Here is a richly detailed and lovingly developed film about family feeling written and directed by Barry Levinson (Rain Man). This engaging story appeals to young and old alike with its authentic depiction of the changes and challenges an immigrant clan undergoes over a 50-year period.

Sam Krichinsky arrives in Baltimore from Russia on July 4, 1914. He joins his four brothers in the row house neighborhood of Avalon. During the week, they labor as wallpaper hangers; on weekends, they perform as musicians for local dances. Sam eventually leaves the family business to run a nightclub.

Every Thanksgiving, the extended Krichinsky clan gathers for a shared meal. It is now 1948. Sam (Armin Mueller Stahl) and his wife Eve (Joan Plowright) live with their son Jules (Aidan Quinn), his wife Ann (Elizabeth Perkins), and son Michael (Elijah Wood). Jules and his cousin Izzy (Kevin Pollock) have Americanized their last names and are about to open Baltimore's first discount appliance store.

Following the success of this business venture, Jules and Izzy move their families to the suburbs leaving behind the other relatives in Avalon. Television and new priorities replace old family traditions and rituals. A feud between Sam and his cantankerous brother Gabriel (Lou Jacobi) brings to the surface long-standing hurts and jealousies in the Krichinsky family circle.

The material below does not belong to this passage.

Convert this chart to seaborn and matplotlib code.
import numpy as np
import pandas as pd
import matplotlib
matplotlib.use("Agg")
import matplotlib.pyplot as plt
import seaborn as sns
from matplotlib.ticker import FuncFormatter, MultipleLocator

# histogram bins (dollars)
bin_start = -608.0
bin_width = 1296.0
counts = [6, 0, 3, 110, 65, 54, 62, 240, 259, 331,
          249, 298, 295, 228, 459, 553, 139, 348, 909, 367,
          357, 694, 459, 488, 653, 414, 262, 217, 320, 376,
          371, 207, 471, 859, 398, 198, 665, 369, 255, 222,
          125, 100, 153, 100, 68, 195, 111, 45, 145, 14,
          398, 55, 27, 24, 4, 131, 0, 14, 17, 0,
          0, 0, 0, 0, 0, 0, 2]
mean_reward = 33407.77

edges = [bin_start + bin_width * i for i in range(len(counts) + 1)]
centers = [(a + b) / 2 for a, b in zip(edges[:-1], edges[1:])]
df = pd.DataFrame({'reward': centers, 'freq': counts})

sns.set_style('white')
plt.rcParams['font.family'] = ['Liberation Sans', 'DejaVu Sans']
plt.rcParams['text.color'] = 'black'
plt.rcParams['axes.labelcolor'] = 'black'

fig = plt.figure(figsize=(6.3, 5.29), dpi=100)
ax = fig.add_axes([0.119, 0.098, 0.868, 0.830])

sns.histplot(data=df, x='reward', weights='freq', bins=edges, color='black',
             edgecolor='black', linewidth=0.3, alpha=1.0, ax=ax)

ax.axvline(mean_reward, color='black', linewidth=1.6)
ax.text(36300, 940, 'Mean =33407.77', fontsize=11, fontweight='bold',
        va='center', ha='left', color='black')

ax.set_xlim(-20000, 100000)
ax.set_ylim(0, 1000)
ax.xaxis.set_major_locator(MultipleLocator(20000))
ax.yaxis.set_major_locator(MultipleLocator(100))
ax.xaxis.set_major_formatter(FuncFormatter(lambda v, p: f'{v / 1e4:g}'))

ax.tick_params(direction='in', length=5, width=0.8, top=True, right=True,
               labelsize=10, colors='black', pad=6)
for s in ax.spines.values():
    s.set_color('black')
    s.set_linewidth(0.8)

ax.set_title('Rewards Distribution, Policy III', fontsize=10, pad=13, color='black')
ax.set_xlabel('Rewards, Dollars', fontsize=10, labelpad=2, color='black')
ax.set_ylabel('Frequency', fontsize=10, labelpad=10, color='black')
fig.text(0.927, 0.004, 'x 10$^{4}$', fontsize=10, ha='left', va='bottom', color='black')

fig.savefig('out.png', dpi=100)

When his grandparents eventually move into their own home, Michael is terribly disappointed. However, during a time when he desperately needs support and advice, he turns to his grandfather, and Sam does not disappoint him.

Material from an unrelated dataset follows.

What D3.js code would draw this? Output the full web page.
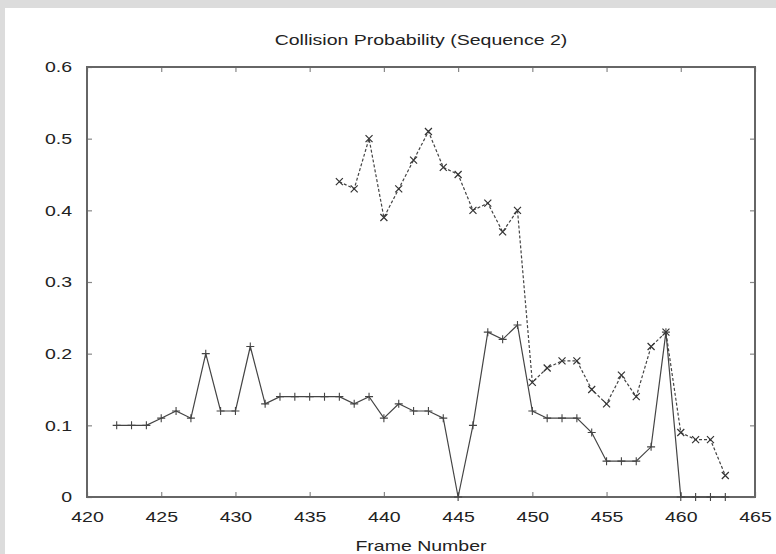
<!DOCTYPE html>
<html>
<head>
<meta charset="utf-8">
<script src="https://cdn.jsdelivr.net/npm/d3@7/dist/d3.min.js"></script>
<style>
  html, body { margin: 0; padding: 0; background: #dcdcdc; }
  svg { display: block; }
  text { font-family: "Liberation Sans", Arial, sans-serif; fill: #222; }
</style>
</head>
<body>
<div id="chart"></div>
<script>
const title = "Collision Probability (Sequence 2)";
const xLabel = "Frame Number";

const framesA = [422, 423, 424, 425, 426, 427, 428, 429, 430, 431, 432, 433, 434, 435, 436, 437, 438, 439, 440, 441, 442,
    443, 444, 445, 446, 447, 448, 449, 450, 451, 452, 453, 454, 455, 456, 457, 458, 459, 460, 461, 462, 463];
const probA = [0.10, 0.10, 0.10, 0.11, 0.12, 0.11, 0.20, 0.12, 0.12, 0.21, 0.13, 0.14, 0.14, 0.14, 0.14, 0.14, 0.13, 0.14, 0.11, 0.13, 0.12,
    0.12, 0.11, 0.00, 0.10, 0.23, 0.22, 0.24, 0.12, 0.11, 0.11, 0.11, 0.09, 0.05, 0.05, 0.05, 0.07, 0.23, 0.00, 0.00, 0.00, 0.00];

const framesB = [437, 438, 439, 440, 441, 442, 443, 444, 445, 446, 447, 448, 449, 450, 451, 452, 453, 454, 455, 456,
    457, 458, 459, 460, 461, 462, 463];
const probB = [0.44, 0.43, 0.50, 0.39, 0.43, 0.47, 0.51, 0.46, 0.45, 0.40, 0.41, 0.37, 0.40, 0.16, 0.18, 0.19, 0.19, 0.15, 0.13, 0.17,
    0.14, 0.21, 0.23, 0.09, 0.08, 0.08, 0.03];

const xTicks = [420, 425, 430, 435, 440, 445, 450, 455, 460, 465];
const yTicks = [0, 0.1, 0.2, 0.3, 0.4, 0.5, 0.6];

const width = 776, height = 554;
const margin = { top: 67, right: 21, bottom: 57, left: 87 };

const svg = d3.select("#chart").append("svg")
    .attr("width", width)
    .attr("height", height);

// white panel over the grey frame
svg.append("rect")
    .attr("x", 5).attr("y", 8)
    .attr("width", width - 5).attr("height", height - 8)
    .attr("fill", "#fff");

const x = d3.scaleLinear().domain([420, 465]).range([margin.left, width - margin.right]);
const y = d3.scaleLinear().domain([0, 0.6]).range([height - margin.bottom, margin.top]);

const tickLen = 5;
const axisColor = "#666";

// axes: ticks pointing inward, mirrored on top and right
const bottomAxis = svg.append("g")
    .attr("transform", `translate(0,${y(0)})`)
    .call(d3.axisBottom(x).tickValues(xTicks).tickFormat(d3.format("d")).tickSize(-tickLen).tickPadding(14));
const topAxis = svg.append("g")
    .attr("transform", `translate(0,${y(0.6)})`)
    .call(d3.axisTop(x).tickValues(xTicks).tickFormat("").tickSize(-tickLen));
const leftAxis = svg.append("g")
    .attr("transform", `translate(${x(420)},0)`)
    .call(d3.axisLeft(y).tickValues(yTicks).tickFormat(d => d === 0 ? "0" : d3.format(".1f")(d)).tickSize(-tickLen).tickPadding(15));
const rightAxis = svg.append("g")
    .attr("transform", `translate(${x(465)},0)`)
    .call(d3.axisRight(y).tickValues(yTicks).tickFormat("").tickSize(-tickLen));

[bottomAxis, topAxis, leftAxis, rightAxis].forEach(g => {
    g.select(".domain").remove();
    g.selectAll(".tick line").attr("stroke", "#888").attr("stroke-width", 1.2);
    g.selectAll(".tick text")
        .attr("font-size", 15)
        .attr("fill", "#222")
        .style("font-family", "'Liberation Sans', Arial, sans-serif");
});

// frame
svg.append("rect")
    .attr("x", x(420)).attr("y", y(0.6))
    .attr("width", x(465) - x(420)).attr("height", y(0) - y(0.6))
    .attr("fill", "none")
    .attr("stroke", axisColor)
    .attr("stroke-width", 2);

const seriesA = framesA.map((f, i) => ({ f: f, p: probA[i] }));
const seriesB = framesB.map((f, i) => ({ f: f, p: probB[i] }));

const line = d3.line().x(d => x(d.f)).y(d => y(d.p));

// solid line with plus markers
svg.append("path")
    .datum(seriesA)
    .attr("d", line)
    .attr("fill", "none")
    .attr("stroke", "#444")
    .attr("stroke-width", 1.2);

const m = 4;
svg.append("g").selectAll("path")
    .data(seriesA)
    .join("path")
    .attr("d", d => `M${x(d.f) - m},${y(d.p)}H${x(d.f) + m}M${x(d.f)},${y(d.p) - m}V${y(d.p) + m}`)
    .attr("stroke", "#444")
    .attr("stroke-width", 1.1)
    .attr("fill", "none");

// dashed line with cross markers
svg.append("path")
    .datum(seriesB)
    .attr("d", line)
    .attr("fill", "none")
    .attr("stroke", "#444")
    .attr("stroke-width", 1.2)
    .attr("stroke-dasharray", "3,2");

const c = 3.5;
svg.append("g").selectAll("path")
    .data(seriesB)
    .join("path")
    .attr("d", d => `M${x(d.f) - c},${y(d.p) - c}L${x(d.f) + c},${y(d.p) + c}M${x(d.f) - c},${y(d.p) + c}L${x(d.f) + c},${y(d.p) - c}`)
    .attr("stroke", "#333")
    .attr("stroke-width", 1.2)
    .attr("fill", "none");

// title and axis label
svg.append("text")
    .attr("x", (x(420) + x(465)) / 2)
    .attr("y", 45)
    .attr("text-anchor", "middle")
    .attr("font-size", 15)
    .text(title);

svg.append("text")
    .attr("x", (x(420) + x(465)) / 2)
    .attr("y", 551)
    .attr("text-anchor", "middle")
    .attr("font-size", 15)
    .text(xLabel);

// the original lettering is wider than Liberation Sans; stretch it horizontally
svg.selectAll("text").each(function() {
    const len = this.getComputedTextLength();
    if (len > 0) {
        d3.select(this)
            .attr("textLength", len * 1.3)
            .attr("lengthAdjust", "spacingAndGlyphs");
    }
});
</script>
</body>
</html>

After Eve dies, Sam moves to a nursing home. Michael, now grown up, visits him with his own son. And when they leave the place, Michael keeps Sam's off-repeated story of first arriving in America alive by telling it to the boy.

Avalon is the third film writer and director Barry Levinson has set in his hometown of Baltimore following Diner (1982) and Tin Men (1987). It is autobiographical. "We changed and altered something that had been strong," he has said of the family as depicted in Avalon, "and we haven't been able to replace it. The family structure acted as a support system. . . . It instilled a sense of morality and acted as an educational force. There's no question that the family as we've known it in the past has come apart."

Avalon charts in a realistic way the forces that have irreparably affected that nuclear unit of the past, but it doesn't stop there. The emotional undertow of the film goes straight to the heart with its touching depictions of suburban childhood, marital phases, family feuds, and the delights of grandparenting.